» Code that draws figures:
━━━━━━━━

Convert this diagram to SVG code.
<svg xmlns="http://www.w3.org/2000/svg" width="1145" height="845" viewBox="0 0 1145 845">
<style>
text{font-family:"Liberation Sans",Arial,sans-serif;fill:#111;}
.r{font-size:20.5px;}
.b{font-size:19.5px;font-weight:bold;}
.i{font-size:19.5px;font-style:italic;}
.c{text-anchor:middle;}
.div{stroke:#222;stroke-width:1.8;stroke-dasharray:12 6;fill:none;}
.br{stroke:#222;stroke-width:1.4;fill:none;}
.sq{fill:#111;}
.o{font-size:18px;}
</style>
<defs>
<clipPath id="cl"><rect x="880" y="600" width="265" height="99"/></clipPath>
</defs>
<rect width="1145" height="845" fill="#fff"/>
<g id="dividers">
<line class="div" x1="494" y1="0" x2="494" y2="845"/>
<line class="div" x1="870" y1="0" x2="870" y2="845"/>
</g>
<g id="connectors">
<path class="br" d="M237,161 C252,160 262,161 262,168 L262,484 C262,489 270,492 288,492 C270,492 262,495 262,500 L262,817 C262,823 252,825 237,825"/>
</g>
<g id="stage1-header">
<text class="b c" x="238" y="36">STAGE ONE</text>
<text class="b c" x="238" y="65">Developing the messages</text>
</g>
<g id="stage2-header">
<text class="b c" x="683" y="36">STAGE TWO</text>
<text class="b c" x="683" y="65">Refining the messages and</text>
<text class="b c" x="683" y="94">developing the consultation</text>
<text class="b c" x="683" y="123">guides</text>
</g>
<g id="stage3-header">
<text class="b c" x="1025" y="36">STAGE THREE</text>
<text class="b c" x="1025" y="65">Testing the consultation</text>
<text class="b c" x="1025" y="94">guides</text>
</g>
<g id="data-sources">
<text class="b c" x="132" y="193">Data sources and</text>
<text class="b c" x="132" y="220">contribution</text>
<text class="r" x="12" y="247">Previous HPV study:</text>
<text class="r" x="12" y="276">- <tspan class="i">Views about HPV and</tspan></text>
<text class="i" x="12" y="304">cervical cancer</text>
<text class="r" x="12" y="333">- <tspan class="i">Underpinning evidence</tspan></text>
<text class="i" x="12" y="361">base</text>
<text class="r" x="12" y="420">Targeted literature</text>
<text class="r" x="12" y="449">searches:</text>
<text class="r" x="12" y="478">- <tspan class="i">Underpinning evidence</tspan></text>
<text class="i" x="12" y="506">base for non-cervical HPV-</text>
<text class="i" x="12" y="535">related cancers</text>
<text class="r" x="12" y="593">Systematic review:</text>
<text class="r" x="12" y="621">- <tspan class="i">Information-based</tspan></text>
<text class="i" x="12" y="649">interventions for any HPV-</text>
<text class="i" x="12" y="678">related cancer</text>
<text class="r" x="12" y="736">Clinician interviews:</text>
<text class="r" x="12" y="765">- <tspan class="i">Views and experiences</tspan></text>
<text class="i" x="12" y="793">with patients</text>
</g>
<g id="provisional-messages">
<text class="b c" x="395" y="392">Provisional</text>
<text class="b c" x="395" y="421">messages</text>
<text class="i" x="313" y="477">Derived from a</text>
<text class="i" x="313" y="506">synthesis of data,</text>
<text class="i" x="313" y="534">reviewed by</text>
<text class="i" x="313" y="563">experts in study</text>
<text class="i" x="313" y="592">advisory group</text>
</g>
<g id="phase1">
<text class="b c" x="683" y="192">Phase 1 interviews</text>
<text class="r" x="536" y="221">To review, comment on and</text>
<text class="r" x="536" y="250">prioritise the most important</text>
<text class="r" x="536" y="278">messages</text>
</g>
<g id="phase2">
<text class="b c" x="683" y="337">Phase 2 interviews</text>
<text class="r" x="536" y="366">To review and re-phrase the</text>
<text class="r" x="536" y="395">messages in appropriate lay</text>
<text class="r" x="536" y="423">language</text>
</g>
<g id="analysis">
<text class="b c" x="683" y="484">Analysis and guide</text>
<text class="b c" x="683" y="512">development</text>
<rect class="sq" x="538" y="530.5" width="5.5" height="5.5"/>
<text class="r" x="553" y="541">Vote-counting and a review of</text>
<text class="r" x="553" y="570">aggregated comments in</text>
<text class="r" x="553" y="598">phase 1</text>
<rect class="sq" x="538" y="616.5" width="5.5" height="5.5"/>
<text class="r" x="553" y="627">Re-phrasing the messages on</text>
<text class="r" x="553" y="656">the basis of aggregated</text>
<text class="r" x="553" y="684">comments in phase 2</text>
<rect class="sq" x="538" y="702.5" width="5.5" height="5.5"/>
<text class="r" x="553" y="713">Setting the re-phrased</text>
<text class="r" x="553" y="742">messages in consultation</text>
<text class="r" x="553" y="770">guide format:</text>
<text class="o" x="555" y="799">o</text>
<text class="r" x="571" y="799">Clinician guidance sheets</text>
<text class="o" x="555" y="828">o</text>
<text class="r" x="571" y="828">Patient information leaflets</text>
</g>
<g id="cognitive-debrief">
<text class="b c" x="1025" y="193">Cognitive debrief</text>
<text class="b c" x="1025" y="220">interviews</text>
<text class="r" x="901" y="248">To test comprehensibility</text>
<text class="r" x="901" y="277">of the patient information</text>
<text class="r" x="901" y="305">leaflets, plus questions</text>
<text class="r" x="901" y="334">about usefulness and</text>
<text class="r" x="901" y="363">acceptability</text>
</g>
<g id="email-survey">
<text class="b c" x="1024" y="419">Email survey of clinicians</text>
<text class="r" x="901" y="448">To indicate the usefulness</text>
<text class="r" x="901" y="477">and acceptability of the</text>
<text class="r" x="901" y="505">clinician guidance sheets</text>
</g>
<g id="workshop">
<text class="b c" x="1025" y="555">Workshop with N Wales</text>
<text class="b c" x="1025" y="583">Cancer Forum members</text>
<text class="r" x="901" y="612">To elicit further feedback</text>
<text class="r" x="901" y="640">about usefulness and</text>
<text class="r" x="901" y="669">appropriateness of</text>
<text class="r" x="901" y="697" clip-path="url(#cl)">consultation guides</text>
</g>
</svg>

━━━━━━━━

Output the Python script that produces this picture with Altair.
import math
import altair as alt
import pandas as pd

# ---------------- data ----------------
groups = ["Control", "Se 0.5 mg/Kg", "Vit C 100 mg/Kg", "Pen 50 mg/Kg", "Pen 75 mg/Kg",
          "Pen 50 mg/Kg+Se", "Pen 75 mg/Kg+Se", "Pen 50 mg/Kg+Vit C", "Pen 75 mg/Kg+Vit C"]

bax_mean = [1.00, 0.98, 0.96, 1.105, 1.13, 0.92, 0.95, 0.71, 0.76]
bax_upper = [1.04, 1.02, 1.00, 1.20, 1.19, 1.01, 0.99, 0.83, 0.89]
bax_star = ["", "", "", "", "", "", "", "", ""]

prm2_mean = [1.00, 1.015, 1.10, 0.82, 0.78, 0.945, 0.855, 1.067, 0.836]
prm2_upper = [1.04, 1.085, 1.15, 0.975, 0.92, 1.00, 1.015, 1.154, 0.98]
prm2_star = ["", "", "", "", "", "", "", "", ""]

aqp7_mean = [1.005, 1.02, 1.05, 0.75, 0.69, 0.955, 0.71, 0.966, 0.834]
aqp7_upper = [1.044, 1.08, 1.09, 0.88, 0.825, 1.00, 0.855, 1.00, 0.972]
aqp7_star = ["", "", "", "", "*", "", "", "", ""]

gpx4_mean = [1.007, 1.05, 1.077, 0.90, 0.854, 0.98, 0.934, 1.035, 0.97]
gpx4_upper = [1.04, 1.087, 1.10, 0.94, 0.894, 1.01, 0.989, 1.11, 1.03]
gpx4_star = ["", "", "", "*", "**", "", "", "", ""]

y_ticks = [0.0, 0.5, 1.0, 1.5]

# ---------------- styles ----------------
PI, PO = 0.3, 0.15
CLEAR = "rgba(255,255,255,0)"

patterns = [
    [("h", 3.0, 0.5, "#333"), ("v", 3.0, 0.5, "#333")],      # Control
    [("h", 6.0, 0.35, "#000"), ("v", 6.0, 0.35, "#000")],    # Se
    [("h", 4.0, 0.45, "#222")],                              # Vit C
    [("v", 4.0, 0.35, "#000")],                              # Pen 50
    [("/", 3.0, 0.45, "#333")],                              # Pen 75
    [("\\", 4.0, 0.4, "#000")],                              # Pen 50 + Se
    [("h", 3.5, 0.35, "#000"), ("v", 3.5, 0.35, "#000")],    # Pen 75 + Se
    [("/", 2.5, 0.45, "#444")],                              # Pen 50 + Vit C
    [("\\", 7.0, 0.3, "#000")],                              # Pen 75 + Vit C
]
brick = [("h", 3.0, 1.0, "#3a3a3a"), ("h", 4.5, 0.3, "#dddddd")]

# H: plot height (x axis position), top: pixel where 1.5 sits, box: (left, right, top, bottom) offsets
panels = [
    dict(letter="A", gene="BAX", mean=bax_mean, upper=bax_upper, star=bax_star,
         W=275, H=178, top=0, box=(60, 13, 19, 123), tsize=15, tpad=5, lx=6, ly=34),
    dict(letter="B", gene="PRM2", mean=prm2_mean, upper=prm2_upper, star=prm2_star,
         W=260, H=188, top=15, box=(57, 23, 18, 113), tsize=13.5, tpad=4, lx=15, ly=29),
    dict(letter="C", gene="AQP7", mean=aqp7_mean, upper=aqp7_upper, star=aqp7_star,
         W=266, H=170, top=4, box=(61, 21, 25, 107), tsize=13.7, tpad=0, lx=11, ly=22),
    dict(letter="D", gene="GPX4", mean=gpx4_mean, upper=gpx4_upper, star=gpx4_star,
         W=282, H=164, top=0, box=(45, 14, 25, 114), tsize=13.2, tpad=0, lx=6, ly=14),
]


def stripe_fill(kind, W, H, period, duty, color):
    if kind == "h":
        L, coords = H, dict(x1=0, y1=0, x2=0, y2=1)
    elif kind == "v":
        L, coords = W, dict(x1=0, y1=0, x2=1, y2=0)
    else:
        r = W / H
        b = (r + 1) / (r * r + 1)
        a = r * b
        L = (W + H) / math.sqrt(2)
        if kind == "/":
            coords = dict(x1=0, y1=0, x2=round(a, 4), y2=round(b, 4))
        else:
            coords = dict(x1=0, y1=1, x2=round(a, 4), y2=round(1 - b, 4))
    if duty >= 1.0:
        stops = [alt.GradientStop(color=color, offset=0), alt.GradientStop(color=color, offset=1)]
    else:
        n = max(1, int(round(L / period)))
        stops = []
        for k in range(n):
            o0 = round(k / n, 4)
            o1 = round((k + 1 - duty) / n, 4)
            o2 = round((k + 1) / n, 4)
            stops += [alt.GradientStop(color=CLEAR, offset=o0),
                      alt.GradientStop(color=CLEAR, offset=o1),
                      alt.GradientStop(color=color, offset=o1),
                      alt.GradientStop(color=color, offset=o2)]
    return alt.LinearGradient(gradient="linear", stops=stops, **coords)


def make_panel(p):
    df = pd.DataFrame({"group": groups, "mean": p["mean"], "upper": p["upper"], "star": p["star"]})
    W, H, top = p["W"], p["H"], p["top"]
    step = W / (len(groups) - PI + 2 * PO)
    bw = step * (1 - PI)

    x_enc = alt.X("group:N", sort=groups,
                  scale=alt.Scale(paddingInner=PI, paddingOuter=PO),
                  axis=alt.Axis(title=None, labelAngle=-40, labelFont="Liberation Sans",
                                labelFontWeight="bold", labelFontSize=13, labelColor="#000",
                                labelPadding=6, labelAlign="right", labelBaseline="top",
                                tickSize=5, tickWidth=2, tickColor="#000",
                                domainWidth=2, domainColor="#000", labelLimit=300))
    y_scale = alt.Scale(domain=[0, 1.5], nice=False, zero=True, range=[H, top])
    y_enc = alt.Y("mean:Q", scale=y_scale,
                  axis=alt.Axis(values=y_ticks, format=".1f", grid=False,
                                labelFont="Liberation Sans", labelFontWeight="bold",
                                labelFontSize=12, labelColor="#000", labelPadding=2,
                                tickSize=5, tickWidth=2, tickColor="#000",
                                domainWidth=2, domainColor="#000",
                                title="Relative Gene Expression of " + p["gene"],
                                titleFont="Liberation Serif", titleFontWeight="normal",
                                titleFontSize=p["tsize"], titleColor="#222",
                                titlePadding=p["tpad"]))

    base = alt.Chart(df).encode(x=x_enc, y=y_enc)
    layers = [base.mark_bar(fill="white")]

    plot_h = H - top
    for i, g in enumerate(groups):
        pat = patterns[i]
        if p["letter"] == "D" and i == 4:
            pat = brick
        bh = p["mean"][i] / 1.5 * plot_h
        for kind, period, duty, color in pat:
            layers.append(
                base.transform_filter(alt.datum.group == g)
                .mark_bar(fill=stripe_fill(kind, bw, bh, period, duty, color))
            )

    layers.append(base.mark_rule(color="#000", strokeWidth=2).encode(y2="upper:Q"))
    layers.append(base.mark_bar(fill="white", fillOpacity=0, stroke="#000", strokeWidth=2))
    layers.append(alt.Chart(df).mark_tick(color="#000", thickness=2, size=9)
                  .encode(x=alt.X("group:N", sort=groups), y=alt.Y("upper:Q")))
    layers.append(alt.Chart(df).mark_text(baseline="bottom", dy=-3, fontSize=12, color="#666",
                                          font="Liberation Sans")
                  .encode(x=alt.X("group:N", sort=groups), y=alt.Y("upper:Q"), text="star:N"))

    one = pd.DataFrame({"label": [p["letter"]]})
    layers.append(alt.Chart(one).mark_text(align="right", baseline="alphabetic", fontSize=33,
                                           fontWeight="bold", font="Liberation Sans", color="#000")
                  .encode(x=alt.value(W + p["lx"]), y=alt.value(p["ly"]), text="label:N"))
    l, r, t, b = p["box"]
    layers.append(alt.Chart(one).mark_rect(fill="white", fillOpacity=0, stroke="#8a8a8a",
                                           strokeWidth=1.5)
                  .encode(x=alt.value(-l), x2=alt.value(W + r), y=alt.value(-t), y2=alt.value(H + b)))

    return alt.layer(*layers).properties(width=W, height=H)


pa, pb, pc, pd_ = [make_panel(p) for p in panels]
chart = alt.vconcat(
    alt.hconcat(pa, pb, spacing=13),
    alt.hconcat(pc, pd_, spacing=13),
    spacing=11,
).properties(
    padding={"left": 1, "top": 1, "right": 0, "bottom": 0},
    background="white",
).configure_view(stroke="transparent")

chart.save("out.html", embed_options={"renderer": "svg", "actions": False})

━━━━━━━━

Return exactly the lines above from the line that has "Output the Python" through the line that has "import pandas as pd", inclusive, and nothing else.

» Response below:
Output the Python script that produces this picture with Altair.
import math
import altair as alt
import pandas as pd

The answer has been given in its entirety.